Duck Colour Genetics

An introduction to duck colour genetics was published in 'The Domestic Duck' (2001, reprinted in paperback 2008). This analysis was based on the work of F M Lancaster and R G Jaap, and also took into account colours developed subsequent to 1963. Experimental breeding with Calls and Indian Runners in particular has expanded our knowledge and understanding of the interactions of the colour genes. The British Waterfowl Standards 2008 now incorporate genotypes, and Colour Breeding gives examples of the colours which span the breeds and gives advice on how to recognize them. Such knowledge enables breeders to eliminate faults more easily, and to refresh inbred flocks by appropriate out-crossing. It takes the guesswork out of breeding and allows recognition of the phenotype by focusing on diagnostics such as wing colour and pattern.

FOREWORD TO 'Colour Breeding in Domestic Ducks'

As far as duck breeders are concerned, the most influential figure in the understanding of colour breeding is Maurice Lancaster.
‘F. M.’ Lancaster published a short series of articles in the Waterfowl Magazine (1977–79). These were based on his research at Harper Adams University College and the original monograph ‘The inheritance of plumage colour in the common duck’, Bibliographia Genetica, 1963. Even for readers not trained in genetics or biology, these articles were ground-breaking. So it is with gratitude and humility that our book explores the same field from the position of the amateur duck breeder today.

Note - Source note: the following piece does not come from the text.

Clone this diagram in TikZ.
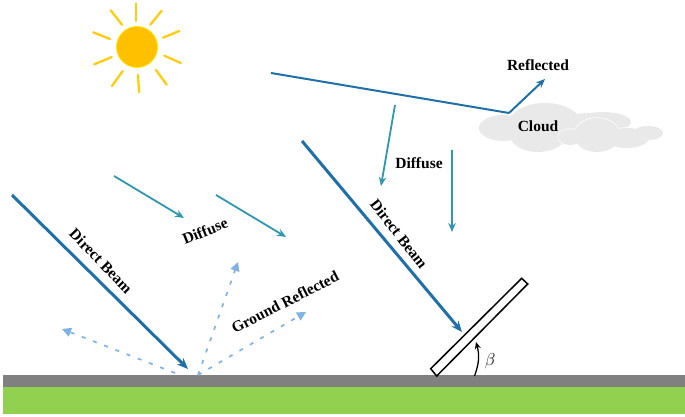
\documentclass[tikz,border=0pt]{standalone}
\usepackage{fontspec}
\setmainfont{Liberation Serif}
\usetikzlibrary{arrows.meta}
\definecolor{beamblue}{HTML}{1F6FA8}
\definecolor{diffteal}{HTML}{2F97AE}
\definecolor{groundblue}{HTML}{7FB2E5}
\definecolor{sunfill}{HTML}{FFC000}
\definecolor{raycol}{HTML}{FFCC10}
\definecolor{cloudgray}{HTML}{E9E9E9}
\definecolor{grassgreen}{HTML}{92D050}
\definecolor{roadgray}{HTML}{808080}
\tikzset{
	beam/.style={draw=beamblue,line width=3pt,-{Stealth[length=11pt,width=9pt]}},
	thinbeam/.style={draw=beamblue,line width=2pt},
	diffuse/.style={draw=diffteal,line width=1.8pt,-{Stealth[length=9pt,width=7.5pt]}},
	grefl/.style={draw=groundblue,line width=1.7pt,dash pattern=on 4pt off 8pt,-{Triangle[length=9pt,width=9pt]}},
	lbl/.style={inner sep=0pt,text=black,font=\fontsize{15.5}{17}\selectfont\bfseries},
}
\begin{document}
\begin{tikzpicture}[x=1pt,y=-1pt]
	\useasboundingbox (0,0) rectangle (685,417);

	\fill[roadgray] (3,375) rectangle (685,387);
	\fill[grassgreen] (3,387) rectangle (685,414);

	% sun
	\foreach \xa/\ya/\xb/\yb in {135.7/3.5/135.7/21,161.7/10.7/150.3/24.7,179.3/31/163/37.7,164.3/55.7/180.7/63,156/70/166.7/84.7,138/74.7/139/92.3,122.7/71/112/86,111.7/57/94.3/64.3,110/39/93.3/32.3,122/24.7/110.7/10.3}
	{
		\draw[raycol,line width=2.3pt,line cap=round] (\xa,\ya) -- (\xb,\yb);
	}
	\filldraw[draw=yellow!80!sunfill,fill=sunfill,line width=0.8pt] (137,47) circle (20.5);

	% cloud
	\foreach \cx/\cy/\rx/\ry in {503/128/24/13,545/125/37/22,538/135/28/17,588/122/24/9,603/122/28/10}
	{
		\fill[cloudgray] (\cx,\cy) ellipse ({\rx} and {\ry});
	}
	\foreach \cx/\cy/\rx/\ry in {570/137/12/8,597/135/23/17,627/138/22/10,648/133/15/7}
	{
		\fill[white] (\cx,\cy) ellipse ({\rx+0.7} and {\ry+0.7});
	}
	\foreach \cx/\cy/\rx/\ry in {570/137/12/8,597/135/23/17,627/138/22/10,648/133/15/7}
	{
		\fill[cloudgray] (\cx,\cy) ellipse ({\rx} and {\ry});
	}

	\coordinate (incloud) at (271,73);
	\coordinate (cloudhit) at (509,113);
	\coordinate (reflend) at (545,79);
	\coordinate (dira) at (12,195);
	\coordinate (dirb) at (188,369);
	\coordinate (dirc) at (302,141);
	\coordinate (dird) at (462,332);
	\coordinate (gleft) at (175,373);
	\coordinate (gleftend) at (62,329);
	\coordinate (gmid) at (198,375);
	\coordinate (gupend) at (238,262);
	\coordinate (grightend) at (306,312);
	\coordinate (arcstart) at (474.5,376);
	\coordinate (arcend) at (476,342);

	\draw[thinbeam] (incloud) -- (cloudhit);
	\draw[thinbeam,-{Stealth[length=9pt,width=7.5pt]}] (cloudhit) -- (reflend);
	\draw[beam] (dira) -- (dirb);
	\draw[beam] (dirc) -- (dird);

	\draw[diffuse] (114,176) -- (184,218);
	\draw[diffuse] (216,195) -- (286,237);
	\draw[diffuse] (395,105) -- (381,186);
	\draw[diffuse] (452,150) -- (452,232);

	\draw[grefl] (gleft) -- (gleftend);
	\draw[grefl] (gmid) -- (gupend);
	\draw[grefl] (gmid) -- (grightend);

	% panel
	\draw[line width=1.5pt,fill=white] (430.7,368.7) -- (436.7,376) -- (527.7,284) -- (521.7,278.3) -- cycle;
	\draw[line width=1.3pt,-{Stealth[length=7pt,width=6pt]}] (arcstart) to[bend right=18] (arcend);

	\node[lbl,rotate=-46] (dirleft) at (101,261) {Direct Beam};
	\node[lbl,rotate=-52] (dirright) at (399,234) {Direct Beam};
	\node[lbl,rotate=22] (diffleft) at (205,231) {Diffuse};
	\node[lbl] (diffright) at (419,163) {Diffuse};
	\node[lbl,rotate=27] (grlabel) at (285,302) {Ground Reflected};
	\node[lbl] (refl) at (538,65) {Reflected};
	\node[lbl] (cloud) at (538,126) {Cloud};
	\node[inner sep=0pt,text=black,font=\fontsize{18}{20}\selectfont] (beta) at (490,361) {$\beta$};
\end{tikzpicture}
\end{document}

Mike and Chris Ashton 2007 See Lancaster's review


Section 1 Basic genetics; The effects of all the known colour and pattern genes in ducks and a list of breeds.
Section 2 Breeds and colour varieties under ten major headings - ducklings and adults. Pictures of the wings of various breeds showing the specula and wing coverts etc. in great detail.
Section 3 Sex-linkage
Section 4 Punnett’s early experiments with sex-linked brown dilution; its effect when combined with the two pattern loci, M+ and Li+
Section 5 Major pitfalls encountered in producing new breeds and revitalising old ones. Recessive genes; epistatic genes. Complex interactions between the two triple series controlling variations in the basic ‘wild mallard’ pattern.

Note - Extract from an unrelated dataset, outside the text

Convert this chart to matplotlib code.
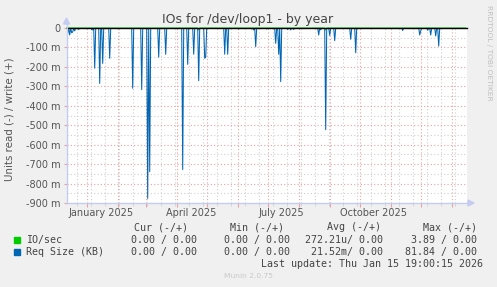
import matplotlib
matplotlib.use("Agg")
import matplotlib.pyplot as plt
import matplotlib.dates as mdates
from matplotlib.lines import Line2D
from matplotlib.patches import Polygon, Rectangle
import numpy as np
import pandas as pd

# ---------------- data ----------------
title = "IOs for /dev/loop1 - by year"
ylabel = "Units read (-) / write (+)"
month_labels = ["January 2025", "April 2025", "July 2025", "October 2025"]
month_label_dates = ["2025-01-15", "2025-04-15", "2025-07-15", "2025-10-15"]

# Req Size (KB) read side (plotted negative), milli-units, by day
req_dates = ["2024-12-13", "2024-12-15", "2024-12-17", "2024-12-18", "2024-12-20",
             "2024-12-24", "2024-12-31", "2025-01-06", "2025-01-07", "2025-01-09",
             "2025-01-14", "2025-01-17", "2025-01-24", "2025-02-16", "2025-02-25",
             "2025-03-03", "2025-03-05", "2025-03-14", "2025-03-21", "2025-04-07",
             "2025-04-12", "2025-04-18", "2025-04-23", "2025-04-29", "2025-04-30",
             "2025-05-19", "2025-05-22", "2025-06-02", "2025-06-15", "2025-06-17",
             "2025-06-19", "2025-06-30", "2025-07-09", "2025-07-12", "2025-07-14",
             "2025-07-21", "2025-07-24", "2025-07-27", "2025-08-21", "2025-08-23",
             "2025-08-28", "2025-09-01", "2025-09-06", "2025-09-22", "2025-09-27",
             "2025-11-13", "2025-11-30", "2025-12-01", "2025-12-08", "2025-12-11",
             "2025-12-16", "2025-12-19"]
req_values_m = [-30, -36, -25, -20, -15,
                -8, -3, -8, -10, -207,
                -285, -182, -156, -310, -317,
                -876, -739, -150, -135, -728,
                -187, -135, -271, -156, -150,
                -135, -135, -5, -5, -10,
                -96, -5, -79, -135, -276,
                -8, -10, -8, -36, -10,
                -523, -38, -65, -58, -127,
                -13, -36, -15, -12, -36,
                -41, -93]

# IO/sec read side, milli-units
io_dates = ["2025-04-23", "2025-08-28"]
io_values_m = [-10, -10]

series_start = "2024-12-12"
series_end = "2026-01-15"

# legend table
legend_names = ["IO/sec", "Req Size (KB)"]
legend_colors = ["#00CC00", "#0066B3"]
cur_vals = ["0.00 / 0.00", "0.00 / 0.00"]
min_vals = ["0.00 / 0.00", "0.00 / 0.00"]
avg_vals = ["272.21u/ 0.00", "21.52m/ 0.00"]
max_vals = ["3.89 / 0.00", "81.84 / 0.00"]
last_update = "Last update: Thu Jan 15 19:00:15 2026"
footer = "Munin 2.0.75"
side_text = "RRDTOOL / TOBI OETIKER"

# ---------------- build series ----------------
days = pd.date_range(series_start, series_end, freq="D")
req = pd.Series(0.0, index=days)
req.loc[pd.to_datetime(req_dates)] = np.array(req_values_m) / 1000.0
io = pd.Series(0.0, index=days)
io.loc[pd.to_datetime(io_dates)] = np.array(io_values_m) / 1000.0

# ---------------- figure ----------------
W, H = 497, 287
fig = plt.figure(figsize=(W / 100, H / 100), dpi=100, facecolor="#F0F0F0")

def px(x, y):
    return x / W, 1 - y / H

L, R, T, B = 66.5, 466.5, 28, 203
ax = fig.add_axes([L / W, 1 - B / H, (R - L) / W, (B - T) / H])
ax.set_facecolor("white")
for s in ax.spines.values():
    s.set_visible(False)

xstart = pd.Timestamp("2024-12-11 19:00")
xend = pd.Timestamp("2026-01-15 19:00")
ax.set_xlim(xstart, xend)
ax.set_ylim(-0.9, 0)

major_col = "#e6a3a3"
minor_col = "#cfcfcf"
dot = (0, (1, 2))

# vertical grid
months = pd.date_range("2025-01-01", "2026-01-01", freq="MS")
biweeks = pd.date_range("2024-12-22", "2026-01-15", freq="14D")
for d in biweeks:
    ax.axvline(d, color=minor_col, lw=0.8, ls=dot, zorder=0)
for d in months:
    ax.axvline(d, color=major_col, lw=0.8, ls=dot, zorder=0.5)
# horizontal grid
for v in np.arange(-0.85, 0, 0.1):
    ax.axhline(v, color=minor_col, lw=0.8, ls=dot, zorder=0)
for v in np.arange(-0.8, -0.05, 0.1):
    ax.axhline(v, color=major_col, lw=0.8, ls=dot, zorder=0.5)

# ticks
ax.set_xticks(months)
ax.set_xticks(biweeks, minor=True)
ax.tick_params(axis="x", which="major", length=3, color=major_col, labelbottom=False, direction="out")
ax.tick_params(axis="x", which="minor", length=2, color=minor_col, direction="out")
yt = np.arange(-0.9, 0.01, 0.1)
ax.set_yticks(yt)
ax.set_yticklabels(["0" if abs(v) < 1e-9 else f"{int(round(v * 1000))} m" for v in yt])
ax.tick_params(axis="y", length=2, color=major_col, labelsize=7, labelcolor="#555555", pad=2)

# data
ax.plot(io.index, io.values, color=legend_colors[0], lw=0.75, zorder=2, clip_on=False)
ax.plot(req.index, req.values, color=legend_colors[1], lw=0.75, zorder=2.5)
ax.axhline(0, color="black", lw=1.0, zorder=3, clip_on=False)

# month labels
for lab, d in zip(month_labels, month_label_dates):
    xd = mdates.date2num(pd.Timestamp(d))
    fx = (ax.transData.transform((xd, 0))[0]) / fig.dpi / fig.get_figwidth()
    fig.text(fx, 1 - 212.5 / H, lab, ha="center", va="center", fontsize=7, color="#555555")

# axes lines with arrows
axis_col = "#c4ccf2"
fig.add_artist(Line2D([L / W, L / W], [1 - B / H, 1 - 22 / H], color=axis_col, lw=1))
fig.add_artist(Line2D([L / W, 469 / W], [1 - B / H, 1 - B / H], color=axis_col, lw=1))
fig.add_artist(Polygon([px(L - 3, 24), px(L + 3, 24), px(L, 18)], closed=True,
                       color=axis_col, transform=fig.transFigure))
fig.add_artist(Polygon([px(468, B - 3), px(468, B + 3), px(474, B)], closed=True,
                       color=axis_col, transform=fig.transFigure))

# title, labels
fig.text(*px(248, 19), title, ha="center", va="center", fontsize=9, color="#444444")
fig.text(*px(10, 119), ylabel, ha="center", va="center", rotation=90, fontsize=7.4, color="#555555")
fig.text(*px(489, 53), side_text, ha="center", va="center", rotation=270, fontsize=5.4, color="#c0c0c0")

# legend table
mono = "DejaVu Sans Mono"
fs = 7.2
tc = "#444444"
for hdr, x in zip(["Cur (-/+)", "Min (-/+)", "Avg (-/+)", "Max (-/+)"], [134, 230, 327, 423]):
    fig.text(*px(x, 227.3), hdr, ha="left", va="center", family=mono, fontsize=fs, color=tc)
rows_y = [239.7, 251.7]
for i in range(2):
    y = rows_y[i]
    fig.add_artist(Rectangle(px(14, y + 3), 6 / W, 6 / H, color=legend_colors[i], transform=fig.transFigure))
    fig.text(*px(26, y), legend_names[i], ha="left", va="center", family=mono, fontsize=fs, color=tc)
    for val, xr in zip([cur_vals[i], min_vals[i], avg_vals[i], max_vals[i]], [197, 290, 383, 477]):
        fig.text(*px(xr, y), val, ha="right", va="center", family=mono, fontsize=fs, color=tc)
fig.text(*px(483, 263.7), last_update, ha="right", va="center", family=mono, fontsize=fs, color=tc)
fig.text(*px(248, 276), footer, ha="center", va="center", fontsize=5.4, color="#c8c8c8")

fig.savefig("out.png", dpi=100, facecolor=fig.get_facecolor())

An understanding of colour genetics is particularly useful in popular breeds where several colours can be developed on the same type. This applies to Call ducks and Indian Runners. A knowledge of genetics allows compatible colours to be crossed to keep the birds healthy (not too inbred). Only small numbers of F1 and F2 birds need be produced if the outcome is predictable.

Basic Colours
There are reports of ‘Penguin’ ducks being imported into Britain as early as 1835. These ducks brought with them brown dilution and also light phase and dusky mallard genes.

The term ‘Indian Runner’ was largely coined by John Donald in about 1890, when he described similar birds imported also some time in the 1830s. These included all-fawns, whites and pied pattern ducks, the latter being the basis of the Poultry Club Standard publication of 1901. Black Runners were developed from an early white import that also had a certain amount of black in its plumage. Crossed with a Black East Indian, it allowed the development of both Black and Chocolate Runners standardized in 1930 and the later Cumberland Blue Indian Runner, all three of which have extended black.

Trout Runners were the next to be standardized in Europe. They have mallard (M+) genes instead of the more common dusky mallard (md). When heterozygous for blue dilution (Bl/bl+), Trouts become Blue Trouts. When homozygous for blue (Bl/Bl) they are Apricot Trouts (Blau-gelb in German).

Note that in the USA, dark phase Mallard is the norm (with a solid claret bib) rather than the light phase Trout predominant in Europe. However, good Mallard stock is available in Germany.

Where dark phase has been combined with dusky, new colours such as Khaki and Buff have been produced. These lack any claret bib and are a similar colour to the Khaki Campbell and the Buff Orpington because they have a similar genotype.